Harvard Crimson names its first Latina president in almost 150-year run

By Shannon Larson, Boston Globe

Raquel Coronell Uribe had tempered her expectations as she spoke with a close friend over the phone on Sunday night in an attempt to distract herself.

She knew deliberations among outgoing members of the Harvard Crimson’s masthead had ended that evening — and sooner or later, the college junior would be receiving a call informing her whether she had been chosen as the publication’s next president.

Then the phone buzzed. On the other end of the line was current president Amanda Y. Su. The end of an arduous, almost five-week process to select the Crimson’s next leaders known as the “Turkey Shoot” had drawn to a close. Coronell Uribe had been chosen to lead the nation’s oldest published daily college paper — making her the first Latinx person at the helm in its nearly 150-year storied history. She will start this January.

“I was so shocked,” she said in a phone interview on Saturday morning following the Crimson’s public announcement Friday. “I was just like, ‘What?’ But it was a really great moment.”

Coronell Uribe, who is currently studying history and literature, recognizes the weight of the moment. The 23-year-old called her ascension to the position — from a reporter on the police accountability beat and social media manager to the person responsible for overseeing its entire operation — a “huge honor,” adding that she hopes it will leave the door open “for future Latinx presidents and future firsts as well.”

“I hope that this kind of allows me to set things up in a way that makes sure that as we’re having more of these historic firsts they aren’t last,” Coronell Uribe said. “I’m really hoping that I can be a good president, not only for myself but also because being the first Latinx president, you kind of want to leave a good quote-on-quote legacy, if you will. So it definitely adds, I think, an extra layer of pressure.”

In a message on Twitter, Su said she “could not be more proud and excited to pass the torch to her.”

“The 149th Guard is an incredibly impressive group of leaders who are more than ready and qualified to tackle the challenges The Crimson will face in the coming year,” Su told the student paper of the new guard.

Coronell Uribe said she initially had serious doubts about whether she would be in contention for the position, and sought out Kristine Guillaume, the first Black woman to lead the publication, for her guidance.

“She gave me the reassurance and the pep talk that I needed to kind of make that final decision and say, ‘Okay, I’ll go for it.’ And then after I got the decision, she sent me a really kind e-mail that made my day,” Coronell Uribe said. “She’s someone I admire a lot, so it meant a lot to me to have her support.”

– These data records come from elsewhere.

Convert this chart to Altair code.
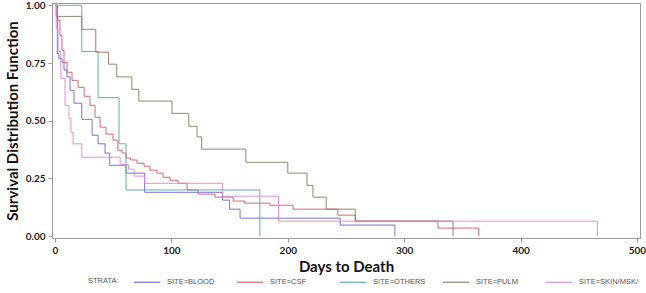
import altair as alt
import pandas as pd

# ---- data (Kaplan-Meier step curves) ----
sites = ["SITE=BLOOD", "SITE=CSF", "SITE=OTHERS", "SITE=PULM", "SITE=SKIN/MSK/"]
colors = ["#6a64d2", "#d0566a", "#52a6a2", "#8e7660", "#d884e0"]

blood_days = [0, 2, 3.4, 6, 7.7, 10.3, 12.9, 16.3, 23, 31.8, 37, 43, 47, 61, 77, 144, 150, 159, 245, 292]
blood_surv = [1.0, 0.79, 0.77, 0.753, 0.72, 0.69, 0.632, 0.576, 0.506, 0.437, 0.40, 0.36, 0.307, 0.273, 0.19, 0.156, 0.117, 0.078, 0.048, 0.0]

csf_days = [0, 1.7, 2.6, 4.3, 6, 7.7, 10.3, 14.6, 19.8, 25, 30, 34.4, 38.7, 43.8, 49.8, 54, 57.6, 61, 65,
            70.4, 76.5, 81.6, 87.6, 92.8, 98.8, 105.7, 113.4, 122.9, 137.5, 153, 163, 184.7, 204.5, 243, 258, 329, 364]
csf_surv = [1.0, 0.944, 0.935, 0.87, 0.805, 0.753, 0.71, 0.675, 0.645, 0.606, 0.567, 0.515, 0.472, 0.442, 0.416, 0.372, 0.36, 0.338, 0.33,
            0.316, 0.303, 0.286, 0.273, 0.255, 0.242, 0.229, 0.2, 0.182, 0.169, 0.152, 0.143, 0.134, 0.117, 0.091, 0.065, 0.035, 0.0]

others_days = [0, 23, 37, 55, 61, 176]
others_surv = [1.0, 0.8, 0.6, 0.4, 0.2, 0.0]

pulm_days = [0, 1, 23, 35, 46, 53, 66, 72, 100.5, 115, 122, 126, 164, 200, 216.5, 221.6, 233, 258, 342]
pulm_surv = [1.0, 0.952, 0.896, 0.797, 0.745, 0.69, 0.636, 0.585, 0.532, 0.476, 0.43, 0.377, 0.32, 0.273, 0.22, 0.169, 0.117, 0.065, 0.0]

skin_days = [0, 1, 2.6, 5, 8.6, 12, 13.7, 15.5, 23, 56, 63, 68, 77, 144, 192, 466]
skin_surv = [1.0, 0.9, 0.8, 0.684, 0.567, 0.51, 0.45, 0.40, 0.342, 0.31, 0.29, 0.26, 0.229, 0.173, 0.065, 0.0]

x_ticks = [0, 100, 200, 300, 400, 500]
y_ticks = [0, 0.25, 0.5, 0.75, 1.0]

series = [(sites[0], blood_days, blood_surv), (sites[1], csf_days, csf_surv),
          (sites[2], others_days, others_surv), (sites[3], pulm_days, pulm_surv),
          (sites[4], skin_days, skin_surv)]
rows = []
for name, d, s in series:
    for i, (dd, ss) in enumerate(zip(d, s)):
        rows.append({"site": name, "day": dd, "surv": ss, "order": i})
df = pd.DataFrame(rows)

FONT = "Lato"

chart = alt.Chart(df).mark_line(interpolate="step-after", strokeWidth=1, opacity=0.9).encode(
    x=alt.X("day:Q",
            scale=alt.Scale(domain=[-2.6, 502.6], nice=False, zero=False),
            axis=alt.Axis(values=x_ticks, title="Days to Death", grid=False,
                          labelFont=FONT, labelFontWeight="bold", labelFontSize=10, labelColor="#222",
                          titleFont=FONT, titleFontWeight="bold", titleFontSize=15, titleColor="#111",
                          tickSize=4, tickColor="#999", domainColor="#999", labelPadding=3, titlePadding=4)),
    y=alt.Y("surv:Q",
            scale=alt.Scale(domain=[-0.008, 1.01], nice=False, zero=False),
            axis=alt.Axis(values=y_ticks, format=".2f", title="Survival Distribution Function", grid=False,
                          labelFont=FONT, labelFontWeight="bold", labelFontSize=10, labelColor="#222",
                          titleFont=FONT, titleFontWeight="bold", titleFontSize=15, titleColor="#111",
                          tickSize=4, tickColor="#999", domainColor="#999", labelPadding=3, titlePadding=5)),
    color=alt.Color("site:N", scale=alt.Scale(domain=sites, range=colors),
                    legend=alt.Legend(title="STRATA:", orient="none", legendX=36, legendY=265,
                                      direction="horizontal", titleOrient="left", titleAnchor="middle",
                                      titleBaseline="top", gridAlign="all",
                                      columns=5, columnPadding=8, symbolType="stroke", symbolSize=700,
                                      symbolStrokeWidth=1.2, labelFont="Liberation Sans", labelFontSize=7.5,
                                      labelColor="#555", titleFont="Liberation Sans", titleFontSize=7.5,
                                      titleFontWeight="normal", titleColor="#555", titlePadding=14,
                                      labelOffset=6)),
    order=alt.Order("order:Q"),
).properties(
    width=588, height=235,
    autosize=alt.AutoSizeParams(type="none"),
    padding={"left": 52, "top": 3, "right": 6, "bottom": 55},
).configure_view(stroke="#999", strokeWidth=1)

chart.save("out.html", embed_options={"renderer": "svg", "actions": False})
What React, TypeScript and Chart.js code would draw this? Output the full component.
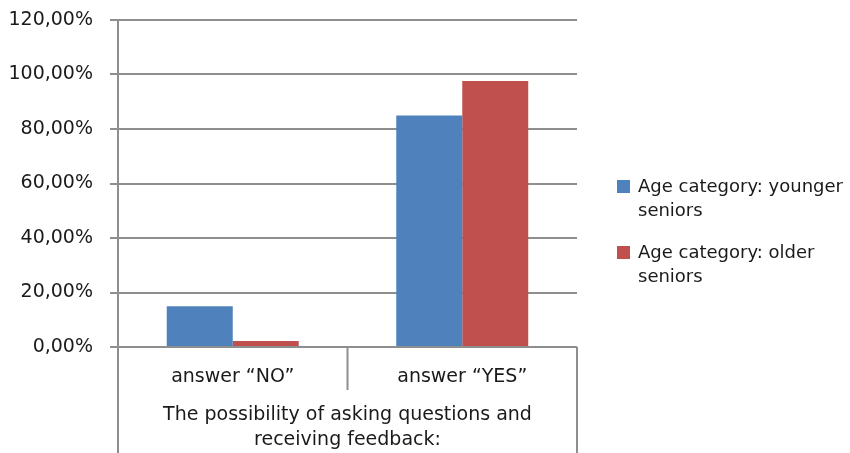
import React, { useEffect, useRef } from "react";
import { Chart, registerables } from "chart.js";

Chart.register(...registerables);

const categories = ["answer “NO”", "answer “YES”"];
const groupLabel = ["The possibility of asking questions and", "receiving feedback:"];
const seriesNames = ["Age category: younger seniors", "Age category: older seniors"];
const youngerSeniors = [15, 85];
const olderSeniors = [2.2, 97.6];
const seriesColors = ["#4F81BD", "#C0504D"];
const yMin = 0;
const yMax = 120;
const yStep = 20;

const FONT = '"DejaVu Sans", sans-serif';
const GRID = "#8e8e8e";
const TEXT = "#1a1a1a";

const axisPlugin = {
  id: "multiLevelAxis",
  afterDraw(chart: any) {
    const { ctx, chartArea } = chart;
    const x = chart.scales.x;
    const left = chartArea.left;
    const right = chartArea.right;
    const bottom = chartArea.bottom;
    const mid = (left + right) / 2;
    const H = chart.height;
    ctx.save();
    ctx.strokeStyle = GRID;
    ctx.lineWidth = 2;
    ctx.beginPath();
    ctx.moveTo(left, bottom);
    ctx.lineTo(left, H);
    ctx.moveTo(right, bottom);
    ctx.lineTo(right, H);
    ctx.moveTo(mid, bottom);
    ctx.lineTo(mid, bottom + 43);
    ctx.stroke();
    ctx.fillStyle = TEXT;
    ctx.font = "19px " + FONT;
    ctx.textAlign = "center";
    ctx.textBaseline = "middle";
    categories.forEach((c, i) => {
      ctx.fillText(c, x.getPixelForValue(i), bottom + 30);
    });
    groupLabel.forEach((l, i) => {
      ctx.fillText(l, mid, bottom + 68 + i * 25);
    });
    ctx.restore();
  },
};

export default function App() {
  const ref = useRef<HTMLCanvasElement>(null);
  useEffect(() => {
    document.body.style.margin = "0";
    const chart = new Chart(ref.current!, {
      type: "bar",
      data: {
        labels: categories,
        datasets: [
          { label: seriesNames[0], data: youngerSeniors, backgroundColor: seriesColors[0] },
          { label: seriesNames[1], data: olderSeniors, backgroundColor: seriesColors[1] },
        ],
      },
      options: {
        responsive: false,
        animation: false,
        devicePixelRatio: 1,
        layout: { padding: { top: 20, right: 273, left: 0, bottom: 0 } },
        datasets: { bar: { categoryPercentage: 0.575, barPercentage: 1 } },
        plugins: { legend: { display: false }, tooltip: { enabled: false } },
        scales: {
          x: {
            ticks: { display: false },
            grid: { display: false },
            border: { display: false },
            afterFit: (s: any) => {
              s.height = 106;
              s.paddingLeft = 0;
              s.paddingRight = 0;
            },
          },
          y: {
            min: yMin,
            max: yMax,
            ticks: {
              stepSize: yStep,
              padding: 17,
              color: TEXT,
              font: { family: FONT, size: 19 },
              callback: (v: any) => Number(v).toFixed(2).replace(".", ",") + "%",
            },
            grid: { color: GRID, lineWidth: 2, tickLength: 8 },
            border: { display: true, color: GRID, width: 2 },
            afterFit: (s: any) => {
              s.width = 118;
              s.paddingTop = 0;
              s.paddingBottom = 0;
            },
          },
        },
      },
      plugins: [axisPlugin],
    });
    return () => chart.destroy();
  }, []);

  return (
    <div style={{ position: "relative", width: 850, height: 453, background: "#fff" }}>
      <canvas ref={ref} width={850} height={453} style={{ display: "block" }} />
      <div style={{ position: "absolute", left: 617, top: 174, fontFamily: FONT, fontSize: 18, color: TEXT, lineHeight: "24px" }}>
        {seriesNames.map((n, i) => (
          <div key={n} style={{ display: "flex", alignItems: "flex-start", marginBottom: 18 }}>
            <div style={{ width: 13, height: 13, background: seriesColors[i], marginTop: 6, marginRight: 8, flex: "none" }} />
            <div style={{ width: 212 }}>{n}</div>
          </div>
        ))}
      </div>
    </div>
  );
}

Guillaume touched on the “historic moment” of Coronell Uribe’s ascension after the news was announced.

Originally from Colombia, Coronell Uribe has a natural curiosity for seeking out the truth running through her veins. Her mother is María Cristina Uribe, a former news anchor. And her father is Daniel Coronell, the former president of Univision News, who now works for a radio station in Colombia and is also “starting a magazine there,” Coronell Uribe said.

When she was six, Coronell Uribe said the family was forced to relocate to the United States after her family received death threats following her father’s reporting on the Colombian government. They eventually settled in Miami.

“What it actually did, I think, was just show me the importance of what journalism is and made me question, you know, if there are people who are willing to go to such lengths to just cover up the truth, then the truth must be really important,” she said.

But Coronell Uribe did not enter her freshman year with the intention of diving headfirst into journalism — spending long nights in the newsroom and seeking out sources. Instead, she began as a pre-med major. She was diagnosed with leukemia at 16, and Coronell Uribe said her doctor “literally saved my life.”

“I felt like that’s really what I wanted to do — to just be exactly like him,” Coronell Uribe said. But then she was reading the Crimson daily, writing for the paper, and taking a variety of other classes when she hit a realization: “My heart really is much more where journalism is.”

She will lead the paper alongside Jasper Goodman, who will serve as managing editor, and Amy Zhou, who will take on the role of business manager. With the knowledge that many college newsrooms lack the representation of Black and Latinx students in the chief position, Coronell Uribe — who heads the paper’s internal Latinx affinity group — said she plans on pushing the Crimson to be more inclusive and representative of communities of color.

“I think that it’s not something that you could do from one day to the next. It involves outreach, and it involves making sure that you have the trust of communities of color — to make them feel like there is a place for them at the Crimson and there’s room for them to succeed,” she said. “I partially hope that winning the presidency is one of the things that can kind of help communicate that — that no matter what background you’re from, or what race or what ethnicity, you are able to succeed at an organization as old as one who is still having firsts.”

But for now, as she prepares for the role, Coronell Uribe is just slowly taking it all in. From Texas Representative Joaquin Castro to Miami-Dade County Mayor Daniella Levine Cava, she has already received a wave of congratulatory messages.

“It feels really crazy and surreal. I feel like I’m in a dream, and I’m going to wake up,” she said. “I’m humbled to know that this has an impact that it does on my community back home and the Latinx community, so it’s been deeply honoring and also overall pretty shocking.”